● Short problem
Every line below is to be copied exactly, with the pictures left out.

● Material
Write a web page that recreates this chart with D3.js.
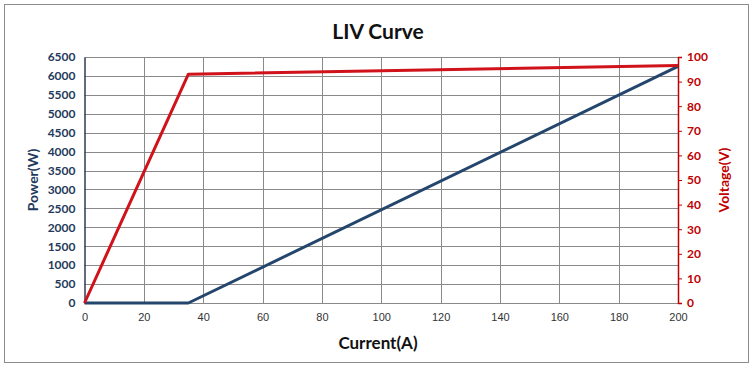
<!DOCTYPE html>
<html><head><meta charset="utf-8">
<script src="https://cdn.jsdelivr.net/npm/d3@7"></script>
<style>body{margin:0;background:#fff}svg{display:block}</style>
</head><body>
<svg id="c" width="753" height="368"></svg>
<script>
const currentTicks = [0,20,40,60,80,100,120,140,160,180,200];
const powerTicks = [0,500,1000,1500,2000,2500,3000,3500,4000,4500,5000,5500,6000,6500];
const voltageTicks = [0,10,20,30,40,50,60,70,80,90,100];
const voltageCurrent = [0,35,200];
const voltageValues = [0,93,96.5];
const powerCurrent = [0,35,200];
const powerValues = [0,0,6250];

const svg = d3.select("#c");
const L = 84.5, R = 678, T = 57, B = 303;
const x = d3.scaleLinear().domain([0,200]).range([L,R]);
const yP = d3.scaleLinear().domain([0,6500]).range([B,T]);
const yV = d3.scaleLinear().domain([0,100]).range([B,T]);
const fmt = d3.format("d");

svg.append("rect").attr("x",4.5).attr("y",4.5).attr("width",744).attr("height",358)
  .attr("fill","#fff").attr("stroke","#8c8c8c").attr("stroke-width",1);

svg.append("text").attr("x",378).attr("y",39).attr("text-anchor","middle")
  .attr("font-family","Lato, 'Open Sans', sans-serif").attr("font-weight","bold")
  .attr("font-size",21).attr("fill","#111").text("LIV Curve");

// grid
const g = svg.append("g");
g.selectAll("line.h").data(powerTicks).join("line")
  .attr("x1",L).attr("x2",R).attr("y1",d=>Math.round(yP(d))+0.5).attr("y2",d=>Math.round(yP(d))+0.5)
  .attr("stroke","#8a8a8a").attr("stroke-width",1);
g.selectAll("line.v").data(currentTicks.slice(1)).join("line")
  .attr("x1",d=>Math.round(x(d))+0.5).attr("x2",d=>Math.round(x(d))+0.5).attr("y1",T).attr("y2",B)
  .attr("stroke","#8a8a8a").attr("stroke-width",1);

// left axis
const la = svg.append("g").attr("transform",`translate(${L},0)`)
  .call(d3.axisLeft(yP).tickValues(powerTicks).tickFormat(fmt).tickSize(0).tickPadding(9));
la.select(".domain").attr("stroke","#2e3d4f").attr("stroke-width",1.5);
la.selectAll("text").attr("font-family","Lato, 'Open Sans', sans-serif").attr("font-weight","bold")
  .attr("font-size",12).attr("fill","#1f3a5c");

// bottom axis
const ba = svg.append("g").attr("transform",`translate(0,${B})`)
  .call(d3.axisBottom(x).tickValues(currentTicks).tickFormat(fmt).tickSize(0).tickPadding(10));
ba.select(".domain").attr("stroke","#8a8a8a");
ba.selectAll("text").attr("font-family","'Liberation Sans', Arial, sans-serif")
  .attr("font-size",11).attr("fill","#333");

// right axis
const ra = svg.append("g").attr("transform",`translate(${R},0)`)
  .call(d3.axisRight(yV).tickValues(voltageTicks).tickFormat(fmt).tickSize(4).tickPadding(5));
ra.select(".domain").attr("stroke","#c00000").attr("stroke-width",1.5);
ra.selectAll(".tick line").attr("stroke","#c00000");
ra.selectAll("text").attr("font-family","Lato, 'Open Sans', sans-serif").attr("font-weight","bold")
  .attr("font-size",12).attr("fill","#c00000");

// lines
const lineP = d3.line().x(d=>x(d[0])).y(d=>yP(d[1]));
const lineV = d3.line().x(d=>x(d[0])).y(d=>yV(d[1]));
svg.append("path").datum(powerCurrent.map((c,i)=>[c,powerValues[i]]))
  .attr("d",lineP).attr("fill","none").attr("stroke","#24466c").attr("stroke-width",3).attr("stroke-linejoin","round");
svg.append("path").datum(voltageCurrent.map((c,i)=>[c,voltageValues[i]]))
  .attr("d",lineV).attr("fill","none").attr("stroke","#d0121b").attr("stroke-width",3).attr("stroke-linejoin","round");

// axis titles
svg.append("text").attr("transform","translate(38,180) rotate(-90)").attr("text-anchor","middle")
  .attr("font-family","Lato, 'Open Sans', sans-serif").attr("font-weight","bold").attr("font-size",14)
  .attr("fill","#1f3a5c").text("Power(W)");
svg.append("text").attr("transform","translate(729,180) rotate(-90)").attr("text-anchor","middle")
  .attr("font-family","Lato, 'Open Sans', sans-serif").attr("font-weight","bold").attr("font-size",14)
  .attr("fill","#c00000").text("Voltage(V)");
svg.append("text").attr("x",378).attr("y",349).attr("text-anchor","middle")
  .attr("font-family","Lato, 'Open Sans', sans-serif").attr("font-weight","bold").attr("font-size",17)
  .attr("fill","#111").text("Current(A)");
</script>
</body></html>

● Written solution
Write a web page that recreates this chart with D3.js.
<!DOCTYPE html>
<html><head><meta charset="utf-8">
<script src="https://cdn.jsdelivr.net/npm/d3@7"></script>
<style>body{margin:0;background:#fff}svg{display:block}</style>
</head><body>
<svg id="c" width="753" height="368"></svg>
<script>
const currentTicks = [0,20,40,60,80,100,120,140,160,180,200];
const powerTicks = [0,500,1000,1500,2000,2500,3000,3500,4000,4500,5000,5500,6000,6500];
const voltageTicks = [0,10,20,30,40,50,60,70,80,90,100];
const voltageCurrent = [0,35,200];
const voltageValues = [0,93,96.5];
const powerCurrent = [0,35,200];
const powerValues = [0,0,6250];

const svg = d3.select("#c");
const L = 84.5, R = 678, T = 57, B = 303;
const x = d3.scaleLinear().domain([0,200]).range([L,R]);
const yP = d3.scaleLinear().domain([0,6500]).range([B,T]);
const yV = d3.scaleLinear().domain([0,100]).range([B,T]);
const fmt = d3.format("d");

svg.append("rect").attr("x",4.5).attr("y",4.5).attr("width",744).attr("height",358)
  .attr("fill","#fff").attr("stroke","#8c8c8c").attr("stroke-width",1);

svg.append("text").attr("x",378).attr("y",39).attr("text-anchor","middle")
  .attr("font-family","Lato, 'Open Sans', sans-serif").attr("font-weight","bold")
  .attr("font-size",21).attr("fill","#111").text("LIV Curve");

// grid
const g = svg.append("g");
g.selectAll("line.h").data(powerTicks).join("line")
  .attr("x1",L).attr("x2",R).attr("y1",d=>Math.round(yP(d))+0.5).attr("y2",d=>Math.round(yP(d))+0.5)
  .attr("stroke","#8a8a8a").attr("stroke-width",1);
g.selectAll("line.v").data(currentTicks.slice(1)).join("line")
  .attr("x1",d=>Math.round(x(d))+0.5).attr("x2",d=>Math.round(x(d))+0.5).attr("y1",T).attr("y2",B)
  .attr("stroke","#8a8a8a").attr("stroke-width",1);

// left axis
const la = svg.append("g").attr("transform",`translate(${L},0)`)
  .call(d3.axisLeft(yP).tickValues(powerTicks).tickFormat(fmt).tickSize(0).tickPadding(9));
la.select(".domain").attr("stroke","#2e3d4f").attr("stroke-width",1.5);
la.selectAll("text").attr("font-family","Lato, 'Open Sans', sans-serif").attr("font-weight","bold")
  .attr("font-size",12).attr("fill","#1f3a5c");

// bottom axis
const ba = svg.append("g").attr("transform",`translate(0,${B})`)
  .call(d3.axisBottom(x).tickValues(currentTicks).tickFormat(fmt).tickSize(0).tickPadding(10));
ba.select(".domain").attr("stroke","#8a8a8a");
ba.selectAll("text").attr("font-family","'Liberation Sans', Arial, sans-serif")
  .attr("font-size",11).attr("fill","#333");

// right axis
const ra = svg.append("g").attr("transform",`translate(${R},0)`)
  .call(d3.axisRight(yV).tickValues(voltageTicks).tickFormat(fmt).tickSize(4).tickPadding(5));
ra.select(".domain").attr("stroke","#c00000").attr("stroke-width",1.5);
ra.selectAll(".tick line").attr("stroke","#c00000");
ra.selectAll("text").attr("font-family","Lato, 'Open Sans', sans-serif").attr("font-weight","bold")
  .attr("font-size",12).attr("fill","#c00000");

// lines
const lineP = d3.line().x(d=>x(d[0])).y(d=>yP(d[1]));
const lineV = d3.line().x(d=>x(d[0])).y(d=>yV(d[1]));
svg.append("path").datum(powerCurrent.map((c,i)=>[c,powerValues[i]]))
  .attr("d",lineP).attr("fill","none").attr("stroke","#24466c").attr("stroke-width",3).attr("stroke-linejoin","round");
svg.append("path").datum(voltageCurrent.map((c,i)=>[c,voltageValues[i]]))
  .attr("d",lineV).attr("fill","none").attr("stroke","#d0121b").attr("stroke-width",3).attr("stroke-linejoin","round");

// axis titles
svg.append("text").attr("transform","translate(38,180) rotate(-90)").attr("text-anchor","middle")
  .attr("font-family","Lato, 'Open Sans', sans-serif").attr("font-weight","bold").attr("font-size",14)
  .attr("fill","#1f3a5c").text("Power(W)");
svg.append("text").attr("transform","translate(729,180) rotate(-90)").attr("text-anchor","middle")
  .attr("font-family","Lato, 'Open Sans', sans-serif").attr("font-weight","bold").attr("font-size",14)
  .attr("fill","#c00000").text("Voltage(V)");
svg.append("text").attr("x",378).attr("y",349).attr("text-anchor","middle")
  .attr("font-family","Lato, 'Open Sans', sans-serif").attr("font-weight","bold").attr("font-size",17)
  .attr("fill","#111").text("Current(A)");
</script>
</body></html>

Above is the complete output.